Records from a data source:
# # # # # # #
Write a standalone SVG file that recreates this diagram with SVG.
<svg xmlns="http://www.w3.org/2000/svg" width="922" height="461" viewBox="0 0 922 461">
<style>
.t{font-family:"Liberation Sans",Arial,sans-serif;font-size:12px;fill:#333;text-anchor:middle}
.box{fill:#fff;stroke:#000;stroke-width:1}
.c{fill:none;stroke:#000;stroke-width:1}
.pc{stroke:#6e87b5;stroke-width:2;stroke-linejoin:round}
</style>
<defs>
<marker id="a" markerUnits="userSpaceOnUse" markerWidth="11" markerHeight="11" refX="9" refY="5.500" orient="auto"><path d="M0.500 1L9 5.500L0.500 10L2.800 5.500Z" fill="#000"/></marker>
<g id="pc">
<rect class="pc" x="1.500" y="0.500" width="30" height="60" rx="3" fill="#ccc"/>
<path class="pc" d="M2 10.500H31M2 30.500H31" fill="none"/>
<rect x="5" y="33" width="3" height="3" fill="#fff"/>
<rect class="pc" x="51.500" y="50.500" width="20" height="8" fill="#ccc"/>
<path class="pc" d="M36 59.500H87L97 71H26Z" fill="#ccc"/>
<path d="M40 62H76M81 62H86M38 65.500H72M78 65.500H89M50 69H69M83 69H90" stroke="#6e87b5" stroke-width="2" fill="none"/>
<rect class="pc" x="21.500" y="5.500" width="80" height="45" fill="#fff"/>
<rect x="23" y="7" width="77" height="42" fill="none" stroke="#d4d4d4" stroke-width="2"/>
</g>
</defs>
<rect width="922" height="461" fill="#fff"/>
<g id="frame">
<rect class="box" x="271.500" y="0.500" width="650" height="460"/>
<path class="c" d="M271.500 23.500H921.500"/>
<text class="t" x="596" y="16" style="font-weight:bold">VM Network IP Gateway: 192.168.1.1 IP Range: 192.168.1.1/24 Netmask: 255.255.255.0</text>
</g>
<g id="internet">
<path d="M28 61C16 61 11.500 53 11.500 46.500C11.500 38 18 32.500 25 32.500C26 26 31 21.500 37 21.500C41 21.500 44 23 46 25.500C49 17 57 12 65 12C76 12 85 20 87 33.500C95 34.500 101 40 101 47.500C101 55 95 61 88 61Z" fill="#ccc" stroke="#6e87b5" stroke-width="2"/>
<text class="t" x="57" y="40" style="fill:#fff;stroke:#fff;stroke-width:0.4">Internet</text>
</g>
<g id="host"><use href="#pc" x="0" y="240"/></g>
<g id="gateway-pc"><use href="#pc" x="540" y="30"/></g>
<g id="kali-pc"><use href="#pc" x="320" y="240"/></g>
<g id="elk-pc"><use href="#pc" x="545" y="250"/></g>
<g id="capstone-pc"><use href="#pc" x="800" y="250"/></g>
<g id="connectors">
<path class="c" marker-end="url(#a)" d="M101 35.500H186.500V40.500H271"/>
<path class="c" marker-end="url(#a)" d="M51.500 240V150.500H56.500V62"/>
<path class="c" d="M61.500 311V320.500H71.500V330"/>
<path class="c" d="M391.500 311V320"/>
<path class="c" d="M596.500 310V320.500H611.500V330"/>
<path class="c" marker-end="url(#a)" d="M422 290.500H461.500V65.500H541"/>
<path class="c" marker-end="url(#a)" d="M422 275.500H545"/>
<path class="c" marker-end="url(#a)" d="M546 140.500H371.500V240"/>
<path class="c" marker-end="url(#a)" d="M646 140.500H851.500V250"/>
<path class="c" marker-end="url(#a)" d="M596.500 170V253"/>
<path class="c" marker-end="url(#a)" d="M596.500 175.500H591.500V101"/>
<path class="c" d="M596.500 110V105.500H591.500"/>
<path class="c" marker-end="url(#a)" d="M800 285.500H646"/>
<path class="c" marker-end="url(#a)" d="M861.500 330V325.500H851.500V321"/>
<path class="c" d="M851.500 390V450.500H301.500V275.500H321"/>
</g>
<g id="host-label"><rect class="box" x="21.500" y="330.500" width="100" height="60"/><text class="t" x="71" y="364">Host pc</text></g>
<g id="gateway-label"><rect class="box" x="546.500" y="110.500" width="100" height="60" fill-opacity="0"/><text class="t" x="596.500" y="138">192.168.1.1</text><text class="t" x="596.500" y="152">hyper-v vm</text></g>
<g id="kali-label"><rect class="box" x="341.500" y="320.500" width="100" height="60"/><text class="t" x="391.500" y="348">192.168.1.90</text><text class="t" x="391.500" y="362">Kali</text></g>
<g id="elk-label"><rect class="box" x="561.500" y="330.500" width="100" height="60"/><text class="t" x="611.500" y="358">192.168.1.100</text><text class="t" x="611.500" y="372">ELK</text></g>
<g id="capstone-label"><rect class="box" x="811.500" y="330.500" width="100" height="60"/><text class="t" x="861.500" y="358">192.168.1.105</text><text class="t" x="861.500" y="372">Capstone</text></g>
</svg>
# # # # # # #
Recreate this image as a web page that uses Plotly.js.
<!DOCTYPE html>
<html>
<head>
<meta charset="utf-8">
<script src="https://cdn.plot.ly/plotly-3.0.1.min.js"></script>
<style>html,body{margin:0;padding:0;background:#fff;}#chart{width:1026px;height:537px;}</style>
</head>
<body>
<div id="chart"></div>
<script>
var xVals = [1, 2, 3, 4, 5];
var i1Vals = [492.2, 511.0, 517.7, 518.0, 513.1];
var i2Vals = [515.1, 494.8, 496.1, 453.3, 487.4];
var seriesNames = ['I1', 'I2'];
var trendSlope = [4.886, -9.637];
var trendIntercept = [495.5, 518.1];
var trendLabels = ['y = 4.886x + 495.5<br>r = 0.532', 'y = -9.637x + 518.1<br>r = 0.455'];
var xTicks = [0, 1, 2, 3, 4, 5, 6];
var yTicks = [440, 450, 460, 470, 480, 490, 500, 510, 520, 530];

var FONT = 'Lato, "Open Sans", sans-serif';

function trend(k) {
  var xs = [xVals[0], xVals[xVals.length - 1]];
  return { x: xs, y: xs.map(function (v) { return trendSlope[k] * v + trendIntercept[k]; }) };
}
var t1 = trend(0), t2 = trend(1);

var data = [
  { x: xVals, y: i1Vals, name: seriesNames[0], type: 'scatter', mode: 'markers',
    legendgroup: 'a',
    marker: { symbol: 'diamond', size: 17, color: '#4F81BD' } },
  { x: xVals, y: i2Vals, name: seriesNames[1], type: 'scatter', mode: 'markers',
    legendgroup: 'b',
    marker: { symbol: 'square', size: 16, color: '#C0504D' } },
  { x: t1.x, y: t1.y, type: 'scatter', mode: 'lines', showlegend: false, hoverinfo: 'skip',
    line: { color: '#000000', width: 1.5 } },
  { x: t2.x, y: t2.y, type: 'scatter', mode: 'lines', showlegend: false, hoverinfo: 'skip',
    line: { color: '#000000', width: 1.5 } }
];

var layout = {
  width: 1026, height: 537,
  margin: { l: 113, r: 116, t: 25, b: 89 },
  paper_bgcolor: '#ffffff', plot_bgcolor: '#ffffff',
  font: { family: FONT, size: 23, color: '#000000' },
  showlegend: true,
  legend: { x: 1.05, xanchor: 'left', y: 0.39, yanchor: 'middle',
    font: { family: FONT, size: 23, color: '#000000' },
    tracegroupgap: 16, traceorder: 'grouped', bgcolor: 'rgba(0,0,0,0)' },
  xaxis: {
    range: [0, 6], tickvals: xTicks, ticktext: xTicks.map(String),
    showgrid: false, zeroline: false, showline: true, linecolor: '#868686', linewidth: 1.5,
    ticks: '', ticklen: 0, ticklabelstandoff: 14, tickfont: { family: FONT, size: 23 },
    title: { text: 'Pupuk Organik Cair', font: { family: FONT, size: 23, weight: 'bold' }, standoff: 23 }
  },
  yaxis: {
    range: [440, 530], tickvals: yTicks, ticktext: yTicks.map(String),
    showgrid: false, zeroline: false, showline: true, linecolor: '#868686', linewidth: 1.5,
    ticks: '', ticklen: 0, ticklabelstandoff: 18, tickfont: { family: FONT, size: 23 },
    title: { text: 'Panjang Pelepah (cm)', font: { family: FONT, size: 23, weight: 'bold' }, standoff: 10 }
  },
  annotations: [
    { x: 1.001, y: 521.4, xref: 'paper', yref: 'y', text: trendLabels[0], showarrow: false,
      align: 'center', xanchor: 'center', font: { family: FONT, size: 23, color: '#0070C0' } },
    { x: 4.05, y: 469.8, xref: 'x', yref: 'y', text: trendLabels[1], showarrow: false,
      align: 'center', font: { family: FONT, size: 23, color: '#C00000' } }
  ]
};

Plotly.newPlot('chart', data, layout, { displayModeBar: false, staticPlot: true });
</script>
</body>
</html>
# # # # # # #
> [WHAT IS EXPECTED]:
Copy each line of the listing in which the word "that" can be found.

> [RIGHT ANSWER]:
Write a standalone SVG file that recreates this diagram with SVG.
Recreate this image as a web page that uses Plotly.js.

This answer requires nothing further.